While it’s an interesting counterfactual to imagine the way the GOP would be reacting if all of these revelations were attached to President Bernie Sanders’s 2016 campaign, it is fantasy to imagine they will do anything save protect Trump to the best of their ability.
Congressional Democrats don’t have the power to do anything right now, and as such are focused on taking back Congress in 2018. But even if they win the election, their priority will turn to retaking the presidency in 2020, and that’s going to mean focusing on health care and Social Security, not Russia and the 2016 campaign.
For that precise reason, the 2018 and 2020 elections cannot and will not act as a clear vehicle for accountability on Trump and Russia. From Supreme Court justices to tax policy to Obamacare’s future to environmental regulations, there is too much at stake in any given election, and there are too few choices available to voters, for them to answer a problem as complex and unusual as this one.

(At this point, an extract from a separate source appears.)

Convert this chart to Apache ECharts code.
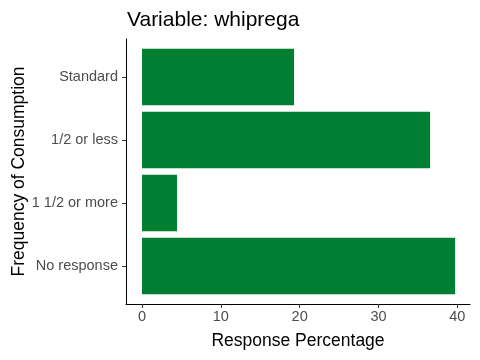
<!DOCTYPE html>
<html><head><meta charset="utf-8">
<script src="https://cdn.jsdelivr.net/npm/echarts@6/dist/echarts.min.js"></script>
<style>html,body{margin:0;padding:0;background:#fff}#c{width:480px;height:360px}</style>
</head><body><div id="c"></div>
<script>
const categories = ['No response', '1 1/2 or more', '1/2 or less', 'Standard'];
const values = [39.72, 4.44, 36.55, 19.29];
const xTicks = [0, 10, 20, 30, 40];

const chart = echarts.init(document.getElementById('c'), null, {renderer: 'canvas'});
const F = 'Liberation Sans, Arial, sans-serif';
chart.setOption({
  animation: false,
  backgroundColor: '#fff',
  title: {text: 'Variable: whiprega', left: 122, top: 5,
    textStyle: {fontFamily: F, fontSize: 21, fontWeight: 'normal', color: '#000'}},
  grid: [
    {left: 126, right: 10, top: 45.5, bottom: 62.5, containLabel: false, outerBoundsMode: 'none'},
    {left: 126, right: 10, top: 39, bottom: 56, containLabel: false, outerBoundsMode: 'none'}
  ],
  xAxis: [
    {gridIndex: 0, type: 'value', min: -2.03, max: 41.61, offset: 6.5,
     name: 'Response Percentage', nameLocation: 'middle', nameGap: 28, nameMoveOverlap: false,
     nameTextStyle: {fontFamily: F, fontSize: 17.5, color: '#000'},
     axisLine: {show: false, onZero: false},
     axisTick: {show: true, length: 4, customValues: xTicks, lineStyle: {color: '#333', width: 1}},
     axisLabel: {fontFamily: F, fontSize: 14.5, color: '#4D4D4D', margin: 5, customValues: xTicks},
     splitLine: {show: false}},
    {gridIndex: 1, type: 'value', min: 0, max: 1,
     axisLine: {show: true, onZero: false, lineStyle: {color: '#000', width: 1}},
     axisTick: {show: false}, axisLabel: {show: false}, splitLine: {show: false}}
  ],
  yAxis: [
    {gridIndex: 0, type: 'category', data: categories,
     name: 'Frequency of Consumption', nameLocation: 'middle', nameGap: 98, nameRotate: 90, nameMoveOverlap: false,
     nameTextStyle: {fontFamily: F, fontSize: 17.5, color: '#000'},
     axisLine: {show: false, onZero: false},
     axisTick: {show: true, alignWithLabel: true, length: 4, lineStyle: {color: '#333', width: 1}},
     axisLabel: {fontFamily: F, fontSize: 14.5, color: '#4D4D4D', margin: 8},
     splitLine: {show: false}},
    {gridIndex: 1, type: 'value', min: 0, max: 1,
     axisLine: {show: true, onZero: false, lineStyle: {color: '#000', width: 1}},
     axisTick: {show: false}, axisLabel: {show: false}, splitLine: {show: false}}
  ],
  series: [{
    type: 'bar', xAxisIndex: 0, yAxisIndex: 0, data: values, barWidth: '90%',
    itemStyle: {color: '#007F32'}
  }]
});
</script></body></html>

As for the rest of the legal system, keep in mind: There’s nothing necessarily illegal about Donald Trump publicly asking Russia to hack the Clinton campaign’s emails, just as there’s nothing illegal about him pursuing a stunningly pro-Putin foreign policy in the aftermath of receiving Russia’s aid. The actual hacking of the emails was illegal, but who’s going to hold Russia accountable for it? The Trump administration that asked for, and benefited from, their help?
The ridiculousness of both the question and the answer makes the point. Mueller’s indictments were announced just before Trump and Putin’s summit, and it first led to talk of whether Trump might cancel the meeting (of course he didn’t), and then speculation over whether and how he might confront Putin over Russia’s actions.
But everyone knows that Trump’s actual response to Russia’s intervention on his behalf has been gratitude and solicitousness — what other response is there to a world power doing exactly what you asked of them in a time of political need?